Gene Family Histories and Graph Data in Phylogenetics
- Peter Stadler (IZBI, Leipzig University)
Abstract
Genes evolve within their species by means gene duplication, gene loss, and occasional horizontal gene transfer, leading to a family of related genes distributed over a set of species. In each speciation event, all genes are faithfully transmitted into the separating lineages. As long as horizontal transfer is the exception rather than the rule for most gene families, species are well-defined and, like their genes, evolve along trees. The history of a gene family is then defined as the mapping of the gene tree $T$ into the species tree $S$, such that inner vertices that represent speciations in $T$ are mapped to inner vertices of $T$. Such evolutionary scenarios can be used to defined several useful vertex-colored graphs that represent partial information on the gene family history. For example, in the orthology graph two vertices are adjacent if the corresponding genes have a speciation event as their last common ancestor.

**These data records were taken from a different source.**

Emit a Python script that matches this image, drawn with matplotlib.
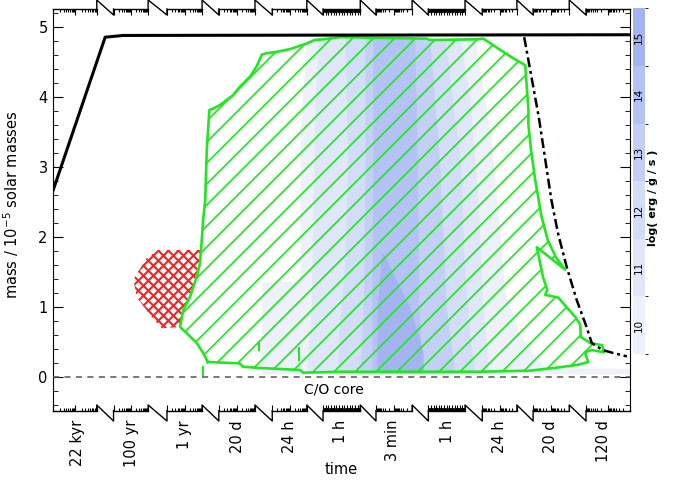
import numpy as np
import matplotlib.pyplot as plt
import matplotlib.transforms as mtransforms
from matplotlib.collections import LineCollection
from matplotlib.colors import ListedColormap, BoundaryNorm
from matplotlib.colorbar import ColorbarBase
from matplotlib.patches import Polygon
from matplotlib.ticker import MultipleLocator

plt.rcParams['font.family'] = ['DejaVu Sans']

# broken time axis: 11 segments, x given in segment units (0..11)
seg_labels = ['22 kyr', '100 yr', '1 yr', '20 d', '24 h', '1 h',
              '3 min', '1 h', '24 h', '20 d', '120 d']
seg_label_pos = [0.47, 1.50, 2.50, 3.51, 4.50, 5.49, 6.48, 7.52, 8.51, 9.50, 10.51]
seg_start = [0.0, 1.15, 2.17, 3.16, 4.18, 5.15, 6.16, 7.16, 8.19, 9.16, 10.17]
seg_end = [0.83, 1.81, 2.84, 3.85, 4.84, 5.86, 6.85, 7.86, 8.85, 9.85, 11.0]
seg_decades = [2, 2, 2, 2, 2, 14, 2, 14, 2, 2, 2]

# total stellar mass (solid black)
star_u = [0.0, 0.99, 1.33, 5.3, 11.0]
star_m = [2.67, 4.85, 4.875, 4.88, 4.885]

# dash-dot boundary
dd_u = [8.99, 9.27, 9.51, 9.635, 9.80, 9.99, 10.18, 10.28, 10.49, 10.68, 10.95]
dd_m = [4.85, 3.70, 2.52, 2.05, 1.57, 1.10, 0.71, 0.48, 0.38, 0.34, 0.29]

# convective zone outline (green, hatched)
conv_u = [2.95, 2.86, 2.74, 2.55, 2.42, 2.48, 2.61, 2.74, 2.80, 2.83, 2.86, 2.90,
          2.93, 2.98, 3.05, 3.18, 3.43, 3.56, 3.76, 3.88, 3.98, 4.07, 4.26, 4.52,
          4.84, 4.99, 5.15, 5.47, 7.13, 7.19, 8.08, 8.21, 8.53, 8.78, 9.01, 9.07,
          9.07, 9.12, 9.20, 9.32, 9.44, 9.60, 9.77, 9.23, 9.35, 9.43, 9.39, 9.64,
          9.98, 10.06, 10.07, 10.25, 10.48, 10.51, 10.28, 10.15, 10.21, 10.02, 9.62,
          9.10, 8.15, 5.47, 4.77, 4.71, 3.95, 3.62, 3.56]
conv_m = [0.21, 0.34, 0.48, 0.62, 0.71, 0.95, 1.14, 1.43, 1.62, 1.91, 2.24, 2.52,
          3.24, 3.81, 3.83, 3.88, 4.02, 4.14, 4.29, 4.43, 4.60, 4.62, 4.64, 4.68,
          4.76, 4.81, 4.82, 4.85, 4.83, 4.81, 4.82, 4.83, 4.67, 4.55, 4.45, 3.81,
          3.60, 3.24, 2.81, 2.29, 1.95, 1.70, 1.53, 1.85, 1.42, 1.24, 1.17, 1.13,
          0.84, 0.74, 0.57, 0.48, 0.45, 0.35, 0.38, 0.35, 0.21, 0.17, 0.13,
          0.086, 0.071, 0.071, 0.057, 0.096, 0.124, 0.143, 0.19]

# small convective episodes near the core
spike_u = [2.85, 3.93, 4.70]
spike_lo = [0.02, 0.38, 0.24]
spike_hi = [0.14, 0.48, 0.41]

# semiconvective / overshoot region (red cross-hatch)
red_u = [1.78, 2.00, 2.80, 2.80, 2.74, 2.61, 2.48, 2.42, 2.07, 1.85, 1.59, 1.53]
red_m = [1.69, 1.81, 1.81, 1.62, 1.43, 1.14, 0.95, 0.71, 0.69, 0.88, 1.14, 1.39]

# energy generation, log(erg/g/s) levels: mass rows with left/right edges
eps_levels = [10, 11, 12, 13, 14, 15]
eps_colors = ['#eef1fc', '#e1e7fb', '#d3dcf9', '#c4cff7', '#b4c2f5', '#a4b4f3']
eps_m = [
    [0.04, 0.12, 0.13, 0.30, 0.60, 1.20, 1.35, 1.37, 2.00, 3.50, 4.83],
    [0.05, 0.30, 1.00, 2.50, 4.00, 4.83],
    [0.05, 0.60, 1.50, 3.00, 4.83],
    [0.05, 1.00, 3.00, 4.83],
    [0.05, 1.00, 3.00, 4.83],
    [0.06, 0.34, 0.99, 1.77],
]
eps_left = [
    [3.98, 3.98, 3.98, 3.98, 3.98, 3.98, 3.98, 4.71, 4.71, 4.71, 4.84],
    [4.84, 4.86, 4.92, 4.96, 5.00, 5.06],
    [5.42, 5.45, 5.55, 5.62, 5.57],
    [5.85, 5.92, 5.95, 5.95],
    [6.08, 6.08, 6.10, 6.10],
    [6.18, 6.18, 6.18, 6.27],
]
eps_right = [
    [11.0, 11.0, 9.39, 9.20, 8.91, 8.62, 8.60, 8.60, 8.53, 8.34, 8.05],
    [8.28, 8.30, 8.20, 8.11, 7.95, 7.77],
    [8.05, 7.95, 7.85, 7.78, 7.48],
    [7.67, 7.50, 7.38, 7.19],
    [7.05, 6.98, 6.95, 6.90],
    [7.06, 7.06, 6.81, 6.29],
]

green = '#1fe81f'
red = '#ff1e1e'


def hatch(ax, patch, step, phase, slopes, color, lw, W, H, z):
    """Diagonal hatching at 45 deg in pixel space, clipped to a patch."""
    big = W + H
    segs = []
    for sgn in slopes:
        for c in np.arange(-big + phase, big, step):
            if sgn > 0:
                segs.append([((c - big) / W, -big / H), ((c + big) / W, big / H)])
            else:
                segs.append([((c + big) / W, -big / H), ((c - big) / W, big / H)])
    lc = LineCollection(segs, colors=color, linewidths=lw,
                        transform=ax.transAxes, zorder=z)
    ax.add_collection(lc, autolim=False)
    lc.set_clip_path(patch)


fig = plt.figure(figsize=(6.83, 4.82), dpi=100)
ax = fig.add_axes([0.07804, 0.14793, 0.84363, 0.83340])
ax.set_xlim(0, 11)
ax.set_ylim(-0.486, 5.253)
W = 0.84363 * 683
H = 0.83340 * 482

# energy generation shading
for m, l, r, c in zip(eps_m, eps_left, eps_right, eps_colors):
    ax.fill_betweenx(m, l, r, color=c, lw=0, zorder=1)

# convective zone
conv = Polygon(np.column_stack([conv_u, conv_m]), closed=True,
               fc='none', ec='none')
ax.add_patch(conv)
hatch(ax, conv, 21, 1.7, (1,), green, 1.25, W, H, 2)
ax.plot(conv_u + conv_u[:1], conv_m + conv_m[:1], color=green, lw=1.9, zorder=3)
for u, lo, hi in zip(spike_u, spike_lo, spike_hi):
    ax.plot([u, u], [lo, hi], color=green, lw=1.5, zorder=3)

# red cross-hatched region
redp = Polygon(np.column_stack([red_u, red_m]), closed=True, fc='none', ec='none')
ax.add_patch(redp)
hatch(ax, redp, 10, 3, (1, -1), red, 1.5, W, H, 2)

# lines
ax.axhline(0, color='#555555', ls=(0, (4, 3.5)), lw=1.1, zorder=3)
ax.plot(star_u, star_m, color='k', lw=2.2, zorder=4)
ax.plot(dd_u, dd_m, color='k', lw=1.8, ls=(0, (4, 1.5, 1.2, 1.5)), zorder=4)
ax.text(5.36, -0.18, 'C/O core', ha='center', va='center', fontsize=10)

# y axis
for s in ['top', 'bottom']:
    ax.spines[s].set_visible(False)
ax.yaxis.set_major_locator(MultipleLocator(1))
ax.yaxis.set_minor_locator(MultipleLocator(0.2))
ax.tick_params(axis='y', which='both', direction='in', right=True, labelsize=10.5, pad=4)
ax.tick_params(axis='y', which='major', length=7.5)
ax.tick_params(axis='y', which='minor', length=3.6)
ax.set_xticks([])
ax.set_ylabel('mass / 10$^{-5}$ solar masses', fontsize=10.5)
ax.yaxis.set_label_coords(-0.056, 0.512)

# broken top / bottom axes
trans = mtransforms.blended_transform_factory(ax.transData, ax.transAxes)
for y0, sgn, up, down in [(0.0, 1, 5.7, 10.3), (1.0, -1, 9.0, 6.0)]:
    for k in range(11):
        xs, xe = seg_start[k], seg_end[k]
        ax.plot([xs, xe], [y0, y0], color='k', lw=1, transform=trans,
                clip_on=False, zorder=5)
        n = seg_decades[k]
        fr, big = [], []
        for d in range(n):
            for j in range(1, 10):
                fr.append((d + np.log10(j)) / n)
                big.append(j == 1)
        fr.append(1.0)
        big.append(True)
        fr = np.array(fr)
        if k >= 6:
            fr = 1 - fr
        xt = xs + fr * (xe - xs)
        segs = [[(x, y0), (x, y0 + sgn * (6.0 if b else 3.0) / H)]
                for x, b in zip(xt, big)]
        ax.add_collection(LineCollection(segs, colors='k', linewidths=0.8,
                                         transform=trans, clip_on=False,
                                         zorder=5), autolim=False)
        if k < 10:
            xn = seg_start[k + 1]
            ax.plot([xe, xe, xn, xn],
                    [y0, y0 + up / H, y0 - down / H, y0],
                    color='k', lw=1, transform=trans, clip_on=False, zorder=5)

for x, lab in zip(seg_label_pos, seg_labels):
    ax.text(x, -9.3 / H, lab, rotation=90, ha='center', va='top',
            fontsize=10.5, transform=trans)
fig.text(341 / 683, 1 - 470 / 482, 'time', ha='center', va='center', fontsize=10.5)

# colour bar
cax = fig.add_axes([0.9268, 0.2656, 0.01757, 0.7172])
bounds = [9.5, 10.5, 11.5, 12.5, 13.5, 14.5, 15.5]
cb = ColorbarBase(cax, cmap=ListedColormap(eps_colors),
                  norm=BoundaryNorm(bounds, len(eps_colors)),
                  orientation='vertical')
cb.outline.set_visible(False)
cax.set_xticks([])
cax.set_yticks([])
for lev in eps_levels:
    cax.text(0.45, (lev - 9.5) / 6.0, str(lev), rotation=90, ha='center',
             va='center', fontsize=7.5, transform=cax.transAxes)
fig.text(653 / 683, 1 - 198 / 482, 'log( erg / g / s )', rotation=90,
         ha='center', va='center', fontsize=8, fontweight='bold')

fig.savefig('out.png', dpi=100)
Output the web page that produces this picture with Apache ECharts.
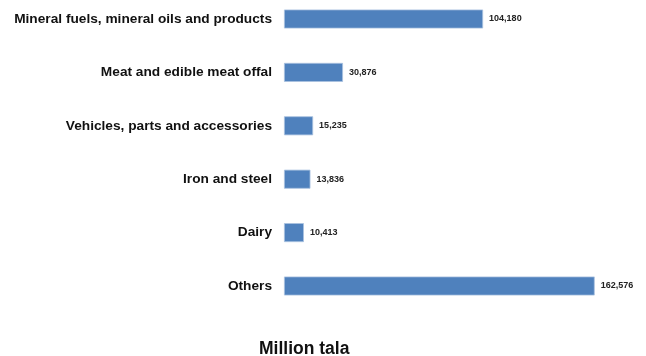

In the best match graph, a directed edge connects $x$ and $y$ from different species, if $y$ is, in its species, a closest relative of $x$. In the LDT graph, $x$ and $y$ are adjacent, if their last common ancestor is younger than the last common ancestor of the species in which they reside. The interest in these and other graphs stems from the fact that they can inferred more or less directly from sequence similarity data without the need to construct the gene tree $T$ or the species $S$. We discuss to what extent gene family histories are determined by these graphs. Since these graphs have very specific mathematical structures, correcting empirical estimates to conform to these structures provides a powerful way of reducing noise in the data.
Taken together this suggest a graph-based approach to gene family histories that avoids many of the practical issues with classical phylogenetic approaches that require accurate gene and species trees as a first step.